More than a million Britons live on their pension abroad. But when their health fails they often find there are scant services, leaving them with little choice but to return to the UK. Sally Gillen reports
Since the 1960s, increasing numbers of British people have chosen to spend their retirement abroad in sunnier climes.
But people who have retired to places such as Spain are now finding it difficult to access adequate health and social care, particularly those who do not register with the local authorities (Care for returning expatriates could be major drain on council finances, 16 March).
Accurate figures on the numbers of UK pensioners living abroad are hard to come by, given that there is no legal duty on people moving abroad to inform British authorities. But Department for Work and Pensions figures show that in 2004, 8 per cent of UK pensioners – 988,700 people – received their pensions abroad. Of those, 22 per cent had them paid into a Spanish bank account. But overall numbers could be greater, as there are people living in France and Spain, for example, who receive their pensions via a British bank account.
To be covered for healthcare in other countries within the European Economic Area – which comprises the European Union plus Iceland, Liechtenstein and Norway – people moving abroad must have an E121 form and submit it to the local authorities.
Judy Arnold-Boakes, a patron of Age Concern Espa–a, says that while some authorities “turn a blind eye” to the fact British people requiring help have not registered as residents, unregistered people are “pushing their luck” and may miss out on care.
Another difficulty is that there is no consistency of provision in Spain. In Majorca, where Arnold-Boakes is based, there are 52 councils, all of which have different policies.
“In Spain you may have councils side by side who offer totally different services. One may provide social services comparable with what you have in the UK, another’s provision will extend to a bus pass,” she says.
Registering in another country will mean you are offered the same welfare as the native population, but even then different national traditions could mean that older couples encounter problems.

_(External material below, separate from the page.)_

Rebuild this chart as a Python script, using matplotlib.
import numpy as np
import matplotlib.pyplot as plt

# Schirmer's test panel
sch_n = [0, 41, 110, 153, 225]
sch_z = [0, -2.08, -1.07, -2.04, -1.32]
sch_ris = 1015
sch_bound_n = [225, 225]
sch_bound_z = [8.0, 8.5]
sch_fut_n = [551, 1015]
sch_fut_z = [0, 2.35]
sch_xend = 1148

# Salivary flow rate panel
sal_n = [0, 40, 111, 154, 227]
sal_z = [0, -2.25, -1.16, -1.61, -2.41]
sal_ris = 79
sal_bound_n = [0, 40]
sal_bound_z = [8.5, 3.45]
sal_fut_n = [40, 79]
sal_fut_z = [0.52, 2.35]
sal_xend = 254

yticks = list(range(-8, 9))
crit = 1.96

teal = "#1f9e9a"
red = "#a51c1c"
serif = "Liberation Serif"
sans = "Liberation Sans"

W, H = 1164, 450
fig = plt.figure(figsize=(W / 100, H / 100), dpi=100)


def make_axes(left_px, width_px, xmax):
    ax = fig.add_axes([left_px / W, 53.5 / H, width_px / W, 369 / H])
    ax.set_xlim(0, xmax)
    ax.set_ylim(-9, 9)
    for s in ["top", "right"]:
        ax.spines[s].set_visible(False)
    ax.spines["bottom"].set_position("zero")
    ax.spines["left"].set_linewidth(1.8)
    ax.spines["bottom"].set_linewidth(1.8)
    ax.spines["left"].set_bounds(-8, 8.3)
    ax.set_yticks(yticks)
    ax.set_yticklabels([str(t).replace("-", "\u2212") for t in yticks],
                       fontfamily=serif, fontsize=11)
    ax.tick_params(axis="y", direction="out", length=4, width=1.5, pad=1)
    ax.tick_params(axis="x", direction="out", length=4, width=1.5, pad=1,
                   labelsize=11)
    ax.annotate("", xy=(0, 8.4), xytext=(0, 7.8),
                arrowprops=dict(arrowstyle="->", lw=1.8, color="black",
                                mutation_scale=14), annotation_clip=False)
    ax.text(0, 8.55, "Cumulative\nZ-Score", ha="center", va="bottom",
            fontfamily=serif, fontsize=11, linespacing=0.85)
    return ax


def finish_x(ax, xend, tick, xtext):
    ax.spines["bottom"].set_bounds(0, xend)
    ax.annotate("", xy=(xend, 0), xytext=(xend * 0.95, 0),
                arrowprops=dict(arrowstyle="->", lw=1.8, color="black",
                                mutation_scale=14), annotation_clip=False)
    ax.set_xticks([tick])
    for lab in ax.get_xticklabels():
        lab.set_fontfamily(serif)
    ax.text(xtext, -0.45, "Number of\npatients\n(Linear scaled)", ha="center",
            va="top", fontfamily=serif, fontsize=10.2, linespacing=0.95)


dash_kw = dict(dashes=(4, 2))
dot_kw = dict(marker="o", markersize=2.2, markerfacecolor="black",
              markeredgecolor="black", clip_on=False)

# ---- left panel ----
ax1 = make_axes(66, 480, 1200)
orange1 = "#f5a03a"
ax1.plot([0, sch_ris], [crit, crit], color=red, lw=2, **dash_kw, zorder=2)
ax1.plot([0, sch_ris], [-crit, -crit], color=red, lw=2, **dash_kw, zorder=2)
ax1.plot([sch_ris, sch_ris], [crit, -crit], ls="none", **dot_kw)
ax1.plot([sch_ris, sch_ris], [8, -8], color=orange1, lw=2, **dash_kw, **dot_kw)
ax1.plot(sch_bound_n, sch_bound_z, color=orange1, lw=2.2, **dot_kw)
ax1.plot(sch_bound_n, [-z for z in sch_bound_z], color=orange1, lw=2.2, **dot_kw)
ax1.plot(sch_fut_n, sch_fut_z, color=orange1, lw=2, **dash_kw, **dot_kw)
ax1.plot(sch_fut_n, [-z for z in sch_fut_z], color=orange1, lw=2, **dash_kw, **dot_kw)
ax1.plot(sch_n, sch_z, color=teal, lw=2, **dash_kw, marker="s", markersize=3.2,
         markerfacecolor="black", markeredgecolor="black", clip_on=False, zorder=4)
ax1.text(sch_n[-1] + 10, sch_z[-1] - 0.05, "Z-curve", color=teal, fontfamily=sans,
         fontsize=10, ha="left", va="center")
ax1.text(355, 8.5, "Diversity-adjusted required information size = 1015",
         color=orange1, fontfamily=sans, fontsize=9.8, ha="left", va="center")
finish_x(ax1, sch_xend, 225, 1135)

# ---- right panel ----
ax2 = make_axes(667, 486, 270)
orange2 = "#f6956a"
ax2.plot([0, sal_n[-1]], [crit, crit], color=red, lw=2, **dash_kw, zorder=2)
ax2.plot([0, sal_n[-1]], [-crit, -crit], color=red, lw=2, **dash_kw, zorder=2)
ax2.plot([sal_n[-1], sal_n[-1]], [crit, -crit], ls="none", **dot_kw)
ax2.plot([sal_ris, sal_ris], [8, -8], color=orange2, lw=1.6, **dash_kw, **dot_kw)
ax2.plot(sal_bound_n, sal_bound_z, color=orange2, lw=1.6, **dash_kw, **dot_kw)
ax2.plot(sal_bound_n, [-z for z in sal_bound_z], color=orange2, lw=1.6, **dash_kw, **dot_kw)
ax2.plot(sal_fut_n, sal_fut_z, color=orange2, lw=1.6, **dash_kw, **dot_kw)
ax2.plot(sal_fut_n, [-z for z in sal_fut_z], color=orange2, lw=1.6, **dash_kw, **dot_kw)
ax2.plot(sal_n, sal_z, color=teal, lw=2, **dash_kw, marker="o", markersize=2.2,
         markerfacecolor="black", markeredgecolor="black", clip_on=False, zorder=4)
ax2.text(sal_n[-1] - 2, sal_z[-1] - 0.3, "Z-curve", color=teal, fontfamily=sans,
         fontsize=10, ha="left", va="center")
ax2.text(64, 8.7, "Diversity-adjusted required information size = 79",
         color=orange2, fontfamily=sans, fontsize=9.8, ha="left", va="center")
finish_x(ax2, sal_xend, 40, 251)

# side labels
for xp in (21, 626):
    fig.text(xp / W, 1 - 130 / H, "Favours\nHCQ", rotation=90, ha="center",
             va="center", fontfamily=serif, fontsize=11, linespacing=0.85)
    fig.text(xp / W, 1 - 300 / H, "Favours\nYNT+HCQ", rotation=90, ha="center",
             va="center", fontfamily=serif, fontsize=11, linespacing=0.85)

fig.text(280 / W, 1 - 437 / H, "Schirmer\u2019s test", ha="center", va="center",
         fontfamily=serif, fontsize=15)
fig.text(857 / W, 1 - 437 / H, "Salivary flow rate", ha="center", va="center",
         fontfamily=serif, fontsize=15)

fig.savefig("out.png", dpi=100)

In some areas, personal care and feeding in hospitals are the responsibility of an individual’s family. But while this may be manageable for an extended family, it is difficult for a spouse in failing health themselves.
The emphasis on family support means that publicly funded care homes are not as prevalent in countries such as Spain, where older family members are often cared for by their children.
In such circumstances it is often the charitable sector that takes on the care and support of older people. Age Concern Espa–a, one of the more established organisations, works closely with local authorities, but though it tries to plug the gaps in services, it is sometimes thwarted by local law and politics.
For instance, a scheme to drive older people to and from hospital appointments in one part of Majorca was scuppered by the local mayor, who vetoed the plans, saying they would upset taxi drivers.
Irene Hardill, a professor of economic geography at Nottingham Trent University, who has researched the lives of British people living in Spain, says: “When people move to Spain in their fifties, life is very different from what it becomes when they there are in their seventies.”
Governments across Europe will need to join forces to look at the issues that will arise from the numbers of British people moving around countries within the European Union, she says.
“We now have Brits who aren’t just moving to Spain but to Bulgaria and pretty much any country you care to name. The figures are alarming when you look at the numbers of Brits abroad.”
But the problems do not only relate to the level of care people receive abroad. The UK government will also have to consider the impact on an already stretched health and social care system of thousands of pensioners returning home, because of inadequate care abroad.